When this is contrasted with Kaity’s breezy final dates, it’s hard to build much suspense. Before the Most Dramatic Finale Ever Era, The Bachelor(ette) would really milk proposal day with ring shopping with Neil Lane (who, for the first time in recorded history, turned down a chance to appear on TV for this finale) and extended getting-ready montages and drawn-out limo rides designed to leave viewers guessing which contestant would exit the first limo. This time we got almost none of it—just a quick shot of Gabi’s neon-yellow gown, which was enough for us to know immediately that she’d be getting dumped the second the van door opened and she stepped her gold stiletto heel into the mud.

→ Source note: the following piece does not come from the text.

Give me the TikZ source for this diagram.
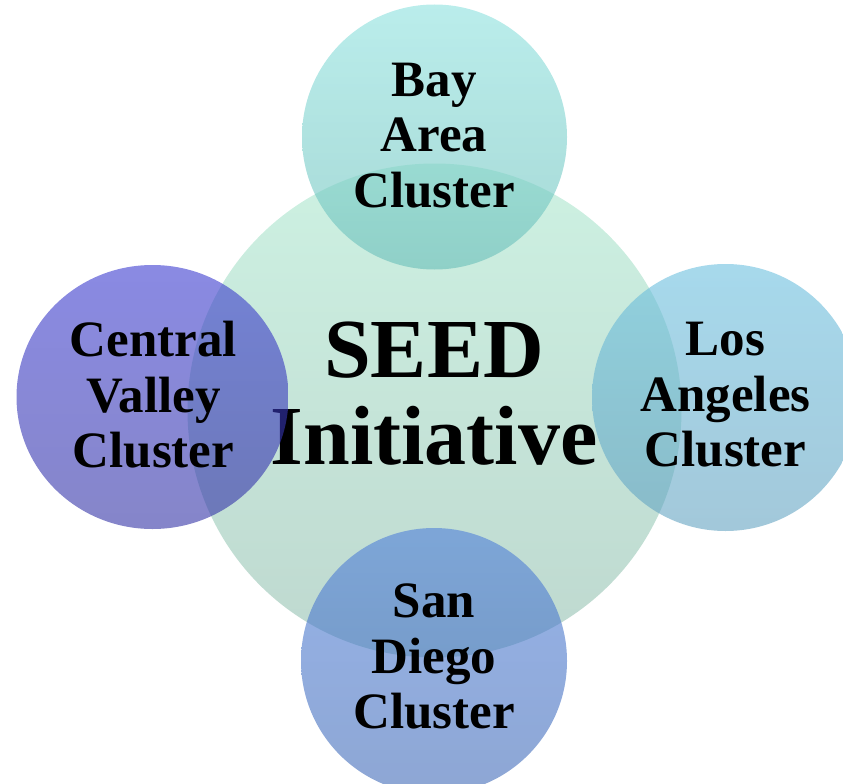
\documentclass[tikz,border=0pt]{standalone}
\usepackage{fontspec}
\setmainfont{Liberation Serif}
\usetikzlibrary{shapes.geometric}
\definecolor{cenTop}{RGB}{205,241,226}
\definecolor{cenBot}{RGB}{190,216,207}
\definecolor{bayTop}{RGB}{140,225,222}
\definecolor{bayBot}{RGB}{105,190,185}
\definecolor{cvTop}{RGB}{60,60,208}
\definecolor{cvBot}{RGB}{52,52,165}
\definecolor{laTop}{RGB}{108,192,223}
\definecolor{laBot}{RGB}{100,163,193}
\definecolor{sdTop}{RGB}{80,128,218}
\definecolor{sdBot}{RGB}{65,107,183}
\tikzset{
  blob/.style={circle, draw=none, inner sep=0pt, outer sep=0pt},
  satblob/.style={blob, fill opacity=0.6},
  sattext/.style={inner sep=0pt, align=center, text=black,
    font=\fontsize{51}{55.5}\selectfont\bfseries},
  centext/.style={inner sep=0pt, align=center, text=black,
    font=\fontsize{84}{86.5}\selectfont\bfseries}
}
\begin{document}
\begin{tikzpicture}[x=1pt,y=-1pt]
\useasboundingbox (0,0) rectangle (843,784);
% central circle
\node[blob, minimum size=494pt, top color=cenTop, bottom color=cenBot] (cen) at (434.5,410.5) {};
\node[centext] (centxt) at (434,393.7) {SEED\\Initiative};
% Bay Area
\node[satblob, minimum size=265pt, top color=bayTop, bottom color=bayBot] (bay) at (434.5,137) {};
\node[sattext] (baytxt) at (434,135.5) {Bay\\Area\\Cluster};
% Central Valley
\node[satblob, ellipse, minimum width=272pt, minimum height=264pt, top color=cvTop, bottom color=cvBot] (cv) at (152.5,397) {};
\node[sattext] (cvtxt) at (153.5,395) {Central\\Valley\\Cluster};
% Los Angeles
\node[satblob, minimum size=267pt, top color=laTop, bottom color=laBot] (la) at (725.5,397.5) {};
\node[sattext] (latxt) at (725.5,395) {Los\\Angeles\\Cluster};
% San Diego
\node[satblob, minimum size=266pt, top color=sdTop, bottom color=sdBot] (sd) at (434,661) {};
\node[sattext] (sdtxt) at (434,656.5) {San\\Diego\\Cluster};
\end{tikzpicture}
\end{document}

“That’s a really muddy spot, you shouldn’t pull in right there,” Gabby tells someone off camera. “When Kaity arrives, don’t do that to her.” It’s a devastatingly self-aware line. Gabi knows what’s coming, and she lets Zach meander through the preamble to his breakup speech before finally cutting him off. “Can you stop?” she says. “I knew it was coming. What I don’t know is why you didn’t tell me when you knew.”

Thus is the cruelty of the Bachelor finale: We know Zach had indeed made up his mind before proposal day; he told Jesse as much during “After the Final Rose.” He made up his mind during his “last chance” date with Kaity—a day before his final date with Gabi, and two days before he’d propose. “That was fucking humiliating,” Gabi says as she’s driven away. “I’ve been strung along this entire time, for what?” Here’s what, Gabi: So that The Bachelor could get back on track after so many seasons of disruption.

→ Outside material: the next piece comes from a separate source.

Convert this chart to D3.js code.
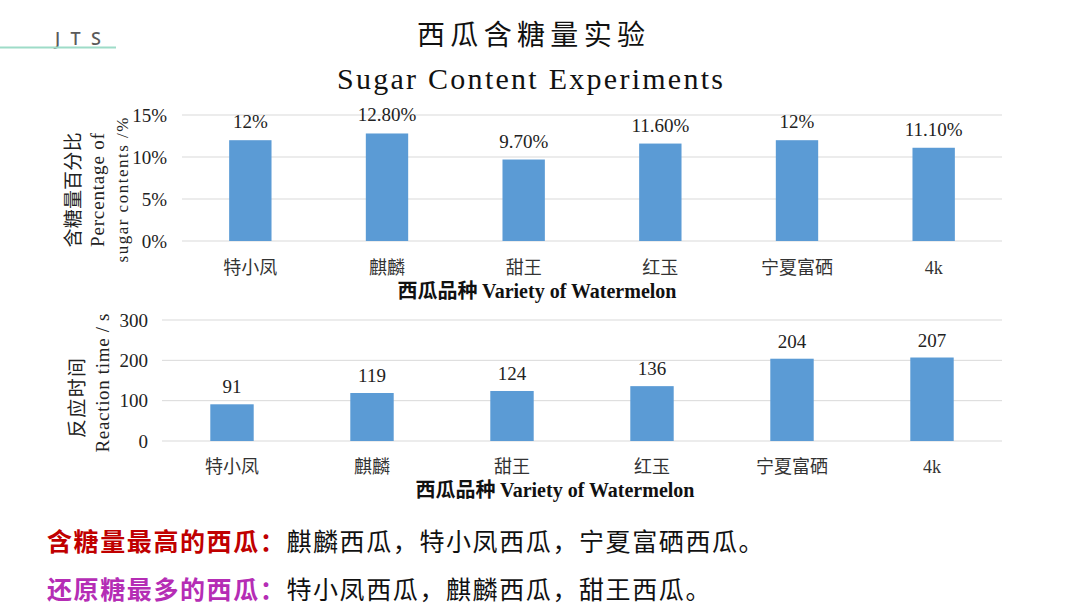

But before we can get back to Kaity, Gabi gets to see Zach for the first time since their breakup in Thailand. Jesse tees her up with a simple but pointed question, asking her what the most painful part of Zach revealing their sex secret was. Gabi unloads; she says that before cameras returned the morning after, Zach told her, “This is just between us,” and that she felt blindsided when he used her name in discussing with others why he felt guilty. “I wish you would have just sent me home and saved me all the pain that just went on and on,” Gabi says during “After the Final Rose.” “I thought it was love. I thought it was more than a TV show. I get it, sex sells, but now I’ve become a narrative; it’s really painful.”

The Bachelor franchise has come a long way since the time when sex was never even discussed—we’d get fireworks in the distance when the Fantasy Suite door shut—but this feels like regression for a franchise that was finally taking baby steps toward sex positivity and, more generally, realistic human interaction. As Ariel smartly—and bitingly—tells Zach during her appearance on the live show at the beginning of the finale, Zach made the entire Fantasy Suite about sex when it didn’t have to be, and he made it about himself when it should have been about each woman and their individual relationships. “You took away my agency and my ability to even have a conversation,” Ariel says.

He gave that power only to Kaity, and luckily for Zach, now she’s his fiancée. And they do seem happy, revealing to Jesse that they’re planning to move in together in Austin this summer—good thing he already helped build her some furniture—and are targeting a wedding in 2025. Whether they get to the altar or not, though, The Bachelor already got what it wanted.